Pre-training a version of our BERT-like model is done using the pretrain.py script. An example invocation is given below.

$ python pretrain.py bert-sequences-k1.tfrecord bert_medium --target gpu_mixed --num-epochs 25 --num-steps 10000000 --batch-size 256 --big-batch-size 16 --num-heads 8 --num-layers 8 --d-model 512 --predict-nop-rate 0.1 --predict-random-rate 0.1 --learning-rate 0.00025 --big-input-file bert-sequences-big-k1.tfrecord

For a full list of options which can be passed to the pre-training script, please provide the -h argument. The given options in the example invocation are described below.

  • bert-sequences-k1.tfrecord - Load normal-sized input sequences from this path. Glob patterns such as * are supported.
  • bert_medium - Checkpoint directory where the model is stored. This can be used later as an input to restart the pre-training, or to load a model into the fine-tuning script.
  • --target gpu_mixed - Pre-train on the GPU, with the mixed float support enabled. See the source code for currently supported targets.
  • --num-epochs 25 - Number of epochs to train for. One epoch means all the input sequences were presented to the model for training once.
  • --num-steps 1000000 - Train for this number of steps. Further used to linearly decay the learning rate. The current training step is saved in the model checkpoint file, so restarting training will not reset it.
  • --batch-size 256 - Number of normal-sized sequences to feed to the model per training step. This parameter is hardware dependent and will require some tuning to optimize.
  • --big-batch-size 16 - Number of big sequences to feed to the model during a big training step. This parameter is hardware dependent and will require some tuning to optimize.
  • --num-heads 8 - The number of attention heads to use.
  • --num-layers 8 - The number of BERT layers to use.
  • --d-model 512 - The model depth per position. This number must be divisible by --num-heads.
  • --predict-nop-rate 0.1 - For the masked symbol prediction objective, the fraction of symbols to pass through unmodified.
  • --predict-random-rate 0.1 - For the masked symbol prediction objective, the fraction of symbols to randomize.
  • --learning-rate 0.00025 - The LAMB optimizer learning rate. This also generally requires some tuning. A value that is set too low will hamper training performance, a value that is set too high will cause the training to become unstable.

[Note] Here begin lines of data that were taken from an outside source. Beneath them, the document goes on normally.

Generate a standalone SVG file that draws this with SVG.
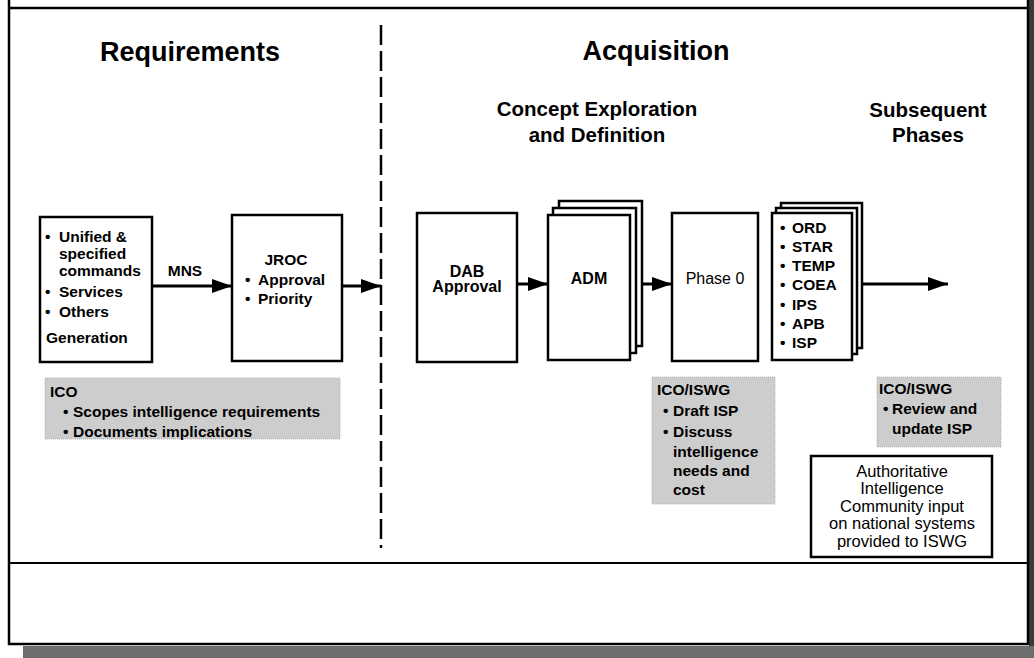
<svg xmlns="http://www.w3.org/2000/svg" width="1034" height="658" viewBox="0 0 1034 658">
<style>
text{font-family:"Liberation Sans",Arial,Helvetica,sans-serif;fill:#000}
.h1{font-size:27px;font-weight:bold;text-anchor:middle}
.h2{font-size:20.5px;font-weight:bold;text-anchor:middle}
.b{font-size:15.5px;font-weight:bold}
.c{text-anchor:middle}
.r{font-size:16.5px;font-weight:normal}
.box{fill:#fff;stroke:#000;stroke-width:2.5}
.gray{fill:#cdcdcd;stroke:#b0b0b0;stroke-width:1;stroke-dasharray:1 1}
.conn{stroke:#000;stroke-width:3;fill:none}
</style>
<defs>
<marker id="ah" markerUnits="userSpaceOnUse" markerWidth="20" markerHeight="14" refX="20" refY="7" orient="auto">
<path d="M0,0 L20,7 L0,14 z" fill="#000"/>
</marker>
</defs>
<rect width="1034" height="658" fill="#fff"/>
<g id="frame">
<rect x="1029" y="0" width="5" height="658" fill="#3a3a3a"/>
<rect x="23" y="646" width="1011" height="12" fill="#6e6e6e"/>
<path d="M9,0 V644 H1028 V0 M9,8 H1028" fill="none" stroke="#000" stroke-width="2.5"/>
<line x1="9" y1="563" x2="1028" y2="563" stroke="#000" stroke-width="2"/>
<line x1="381" y1="25" x2="381" y2="548" stroke="#000" stroke-width="2.5" stroke-dasharray="20 6"/>
</g>
<g id="headings">
<text class="h1" x="190" y="61">Requirements</text>
<text class="h1" x="656" y="60">Acquisition</text>
<text class="h2" x="597" y="116">Concept Exploration</text>
<text class="h2" x="597" y="142">and Definition</text>
<text class="h2" x="928" y="117">Subsequent</text>
<text class="h2" x="928" y="142">Phases</text>
</g>
<g id="connectors">
<line class="conn" x1="152" y1="286" x2="232" y2="286" marker-end="url(#ah)"/>
<text class="b c" x="185" y="276">MNS</text>
<line class="conn" x1="342" y1="286" x2="381" y2="286" marker-end="url(#ah)"/>
<line class="conn" x1="517" y1="284" x2="548" y2="284" marker-end="url(#ah)"/>
<line class="conn" x1="641" y1="284" x2="672" y2="284" marker-end="url(#ah)"/>
<line class="conn" x1="861" y1="284" x2="948" y2="284" marker-end="url(#ah)"/>
</g>
<g id="generation">
<rect class="box" x="40" y="217" width="112" height="145"/>
<text class="b" x="45" y="242">•</text><text class="b" x="59" y="242">Unified &amp;</text>
<text class="b" x="59" y="259">specified</text>
<text class="b" x="59" y="276">commands</text>
<text class="b" x="45" y="297">•</text><text class="b" x="59" y="297">Services</text>
<text class="b" x="45" y="317">•</text><text class="b" x="59" y="317">Others</text>
<text class="b" x="46" y="343">Generation</text>
</g>
<g id="jroc">
<rect class="box" x="232" y="215" width="110" height="146"/>
<text class="b c" x="286" y="265">JROC</text>
<text class="b" x="245" y="285">•</text><text class="b" x="258" y="285">Approval</text>
<text class="b" x="245" y="304">•</text><text class="b" x="258" y="304">Priority</text>
</g>
<g id="ico">
<rect class="gray" x="45" y="378" width="295" height="61"/>
<text class="b" x="50" y="397">ICO</text>
<text class="b" x="63" y="417">•</text><text class="b" x="73" y="417">Scopes intelligence requirements</text>
<text class="b" x="63" y="437">•</text><text class="b" x="73" y="437">Documents implications</text>
</g>
<g id="dab">
<rect class="box" x="417" y="213" width="100" height="149"/>
<text class="b c" x="467" y="277" style="font-size:16px">DAB</text>
<text class="b c" x="467" y="292" style="font-size:16px">Approval</text>
</g>
<g id="adm">
<rect class="box" x="559" y="201" width="83" height="145"/>
<rect class="box" x="553" y="208" width="83" height="145"/>
<rect class="box" x="548" y="215" width="82" height="145"/>
<text class="b c" x="589" y="284" style="font-size:16px">ADM</text>
</g>
<g id="phase0">
<rect class="box" x="672" y="213" width="86" height="148"/>
<text class="r c" x="715" y="284" style="font-size:16px">Phase 0</text>
</g>
<g id="documents">
<rect class="box" x="781" y="203" width="81" height="145"/>
<rect class="box" x="776" y="208" width="81" height="146"/>
<rect class="box" x="772" y="213" width="80" height="147"/>
<text class="b" x="780" y="233">•</text><text class="b" x="792" y="233">ORD</text>
<text class="b" x="780" y="252">•</text><text class="b" x="792" y="252">STAR</text>
<text class="b" x="780" y="271">•</text><text class="b" x="792" y="271">TEMP</text>
<text class="b" x="780" y="290">•</text><text class="b" x="792" y="290">COEA</text>
<text class="b" x="780" y="310">•</text><text class="b" x="792" y="310">IPS</text>
<text class="b" x="780" y="329">•</text><text class="b" x="792" y="329">APB</text>
<text class="b" x="780" y="348">•</text><text class="b" x="792" y="348">ISP</text>
</g>
<g id="ico-iswg-1">
<rect class="gray" x="652" y="377" width="123" height="127"/>
<text class="b" x="657" y="395">ICO/ISWG</text>
<text class="b" x="663" y="416">•</text><text class="b" x="673" y="416">Draft ISP</text>
<text class="b" x="663" y="437">•</text><text class="b" x="673" y="437">Discuss</text>
<text class="b" x="673" y="457">intelligence</text>
<text class="b" x="673" y="476">needs and</text>
<text class="b" x="673" y="495">cost</text>
</g>
<g id="ico-iswg-2">
<rect class="gray" x="877" y="377" width="124" height="70"/>
<text class="b" x="879" y="394">ICO/ISWG</text>
<text class="b" x="883" y="414">•</text><text class="b" x="892" y="414">Review and</text>
<text class="b" x="892" y="434">update ISP</text>
</g>
<g id="authoritative">
<rect class="box" x="811" y="456" width="181" height="101"/>
<text class="r c" x="902" y="477">Authoritative</text>
<text class="r c" x="902" y="494">Intelligence</text>
<text class="r c" x="902" y="512">Community input</text>
<text class="r c" x="902" y="529">on national systems</text>
<text class="r c" x="902" y="547">provided to ISWG</text>
</g>
</svg>
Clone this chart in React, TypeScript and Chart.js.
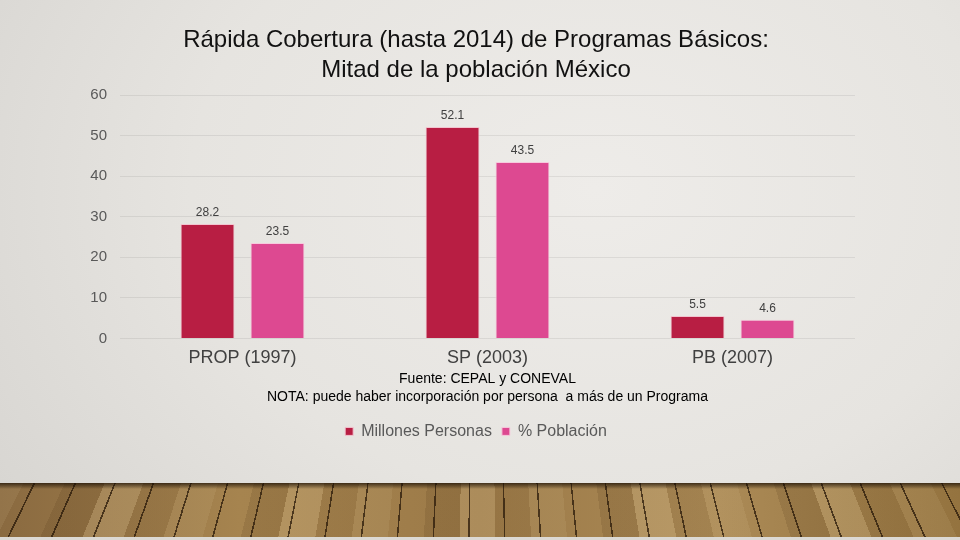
import { useEffect, useRef } from "react"
import { Chart, registerables } from "chart.js"

Chart.register(...registerables)

const categories = ["PROP (1997)", "SP (2003)", "PB (2007)"]
const millonesPersonas = [28.2, 52.1, 5.5]
const porcentajePoblacion = [23.5, 43.5, 4.6]
const yTicks = [0, 10, 20, 30, 40, 50, 60]
const titleLines = ["Rápida Cobertura (hasta 2014) de Programas Básicos:", "Mitad de la población México"]
const noteLines = ["Fuente: CEPAL y CONEVAL", "NOTA: puede haber incorporación por persona  a más de un Programa"]

const FONT = "'Liberation Sans', Arial, sans-serif"

// value labels above every bar
const barValues = {
  id: "barValues",
  afterDatasetsDraw(chart: any) {
    const ctx = chart.ctx
    ctx.save()
    ctx.font = `12px ${FONT}`
    ctx.fillStyle = "#404040"
    ctx.textAlign = "center"
    ctx.textBaseline = "bottom"
    chart.data.datasets.forEach((ds: any, i: number) => {
      chart.getDatasetMeta(i).data.forEach((bar: any, j: number) => {
        ctx.fillText(ds.data[j].toFixed(1), bar.x, bar.y - 5)
      })
    })
    ctx.restore()
  },
}

export default function App() {
  const chartRef = useRef<HTMLCanvasElement>(null)
  const chartInstance = useRef<Chart | null>(null)

  useEffect(() => {
    if (!chartRef.current) return
    if (chartInstance.current) chartInstance.current.destroy()

    const ctx = chartRef.current.getContext("2d")
    if (!ctx) return

    chartInstance.current = new Chart(ctx, {
      type: "bar",
      data: {
        labels: categories,
        datasets: [
          {
            label: "Millones Personas",
            data: millonesPersonas,
            backgroundColor: "#B81E43",
            borderColor: "#F2C4CF",
            borderWidth: 1,
          },
          {
            label: "% Población",
            data: porcentajePoblacion,
            backgroundColor: "#DD4991",
            borderColor: "#F6CBDD",
            borderWidth: 1,
          },
        ],
      },
      options: {
        animation: false,
        responsive: true,
        maintainAspectRatio: false,
        datasets: {
          bar: { categoryPercentage: 0.571, barPercentage: 0.771 },
        },
        layout: { padding: { top: 0, right: 8, bottom: 90.6, left: 0 } },
        scales: {
          x: {
            grid: { display: false },
            border: { display: false },
            ticks: { color: "#404040", font: { family: FONT, size: 18, lineHeight: 0.889 }, padding: 4 },
          },
          y: {
            min: 0,
            max: 60,
            afterFit: (s: any) => {
              s.width = 120
            },
            afterBuildTicks: (s: any) => {
              s.ticks = yTicks.map((v) => ({ value: v }))
            },
            grid: { color: "rgba(0,0,0,0.07)", drawTicks: false },
            border: { display: false },
            ticks: { color: "#595959", font: { family: FONT, size: 15 }, padding: 13 },
          },
          // empty right axis, only keeps the plot clear of the right side
          yRight: {
            position: "right",
            grid: { display: false },
            border: { display: false },
            ticks: { display: false },
            afterFit: (s: any) => {
              s.width = 97
            },
          },
        },
        plugins: {
          title: {
            display: true,
            text: titleLines,
            color: "#111111",
            font: { family: FONT, size: 24, weight: "normal", lineHeight: 1.25 },
            padding: { top: 25, bottom: 10 },
          },
          subtitle: {
            display: true,
            text: noteLines,
            position: "bottom",
            fullSize: false,
            weight: 500,
            color: "#000000",
            font: { family: FONT, size: 14, lineHeight: 1.286 },
            padding: { top: 0, bottom: 7 },
          },
          legend: {
            position: "bottom",
            labels: {
              usePointStyle: true,
              pointStyle: "rect",
              boxWidth: 8,
              boxHeight: 8,
              padding: 10,
              color: "#595959",
              font: { family: FONT, size: 16 },
            },
          },
          tooltip: { enabled: false },
        },
      } as any,
      plugins: [barValues],
    })

    return () => {
      if (chartInstance.current) chartInstance.current.destroy()
    }
  }, [])

  return (
    <div
      style={{
        position: "absolute",
        left: 0,
        top: 0,
        width: 960,
        height: 540,
        overflow: "hidden",
        background:
          "radial-gradient(ellipse 900px 700px at 62% 35%, #eeece9 0%, #e6e4e0 45%, #cfcdc9 100%)",
      }}
    >
      <div
        style={{
          position: "absolute",
          left: 0,
          top: 483,
          width: 960,
          height: 54,
          background:
            "linear-gradient(180deg, rgba(30,18,6,0.75) 0px, rgba(30,18,6,0) 6px), " +
            "repeating-conic-gradient(from 0deg at 480px -920px, rgba(40,24,8,0.75) 0deg 0.09deg, transparent 0.09deg 2.1deg), " +
            "repeating-conic-gradient(from 0.6deg at 480px -920px, rgba(255,235,190,0.16) 0deg 2.1deg, rgba(70,44,14,0.14) 2.1deg 4.2deg, transparent 4.2deg 6.3deg, rgba(255,235,190,0.08) 6.3deg 8.4deg, rgba(70,44,14,0.08) 8.4deg 10.5deg), " +
            "linear-gradient(90deg, #8a6a40, #a6844f 25%, #9c7a48 50%, #ab8a56 75%, #94733f 100%)",
        }}
      />
      <div style={{ position: "absolute", left: 0, top: 537, width: 960, height: 3, background: "#dcd9d4" }} />
      <div style={{ position: "absolute", left: 0, top: 0, width: 960, height: 540 }}>
        <canvas ref={chartRef} />
      </div>
    </div>
  )
}
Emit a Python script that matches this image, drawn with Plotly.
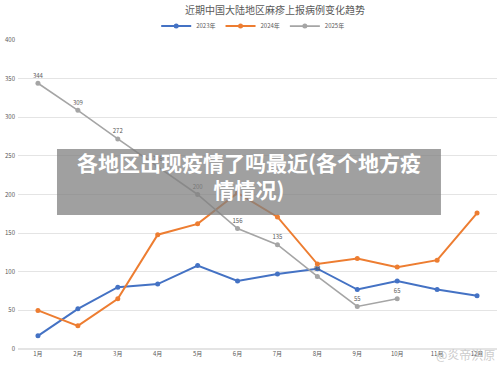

Fine-tuning and evaluation

Fine-tuning models for the downstream tasks is done with the train_downstream.py script. An example invocation is given below:

$ python train_downstream.py --task ss3 --tensorboard-dir bert_medium_ss3_metrics --validation-file val-ss3.tfrecord --pretrain-checkpoint-dir bert_medium train-ss3.tfrecord bert_medium_ss3

A quick explanation of the options used in the sample invocation are given below; again the -h option can be provided to the script to see a full list of supported options and arguments.

  • --task ss3 - The downstream task to fine-tune a model for.
  • --tensorboard-dir - Path to a directory to write training / validation metrics to (in tensorboard format).
  • --validation-file - Path to a file containing the validation set.
  • --pretrain-checkpoint-dir - Path to a directory containing the checkpoint for a pre-trained model. If this is given, care must be taken that the architecture of the model being fine-tuned is equal to that of the pre-trained model.
  • train-ss3.tfrecord - Path to a file containing the training set for the downstream task which has been selected.
  • bert_medium_ss3 - Path to a checkpoint directory to write the fine-tuned model to.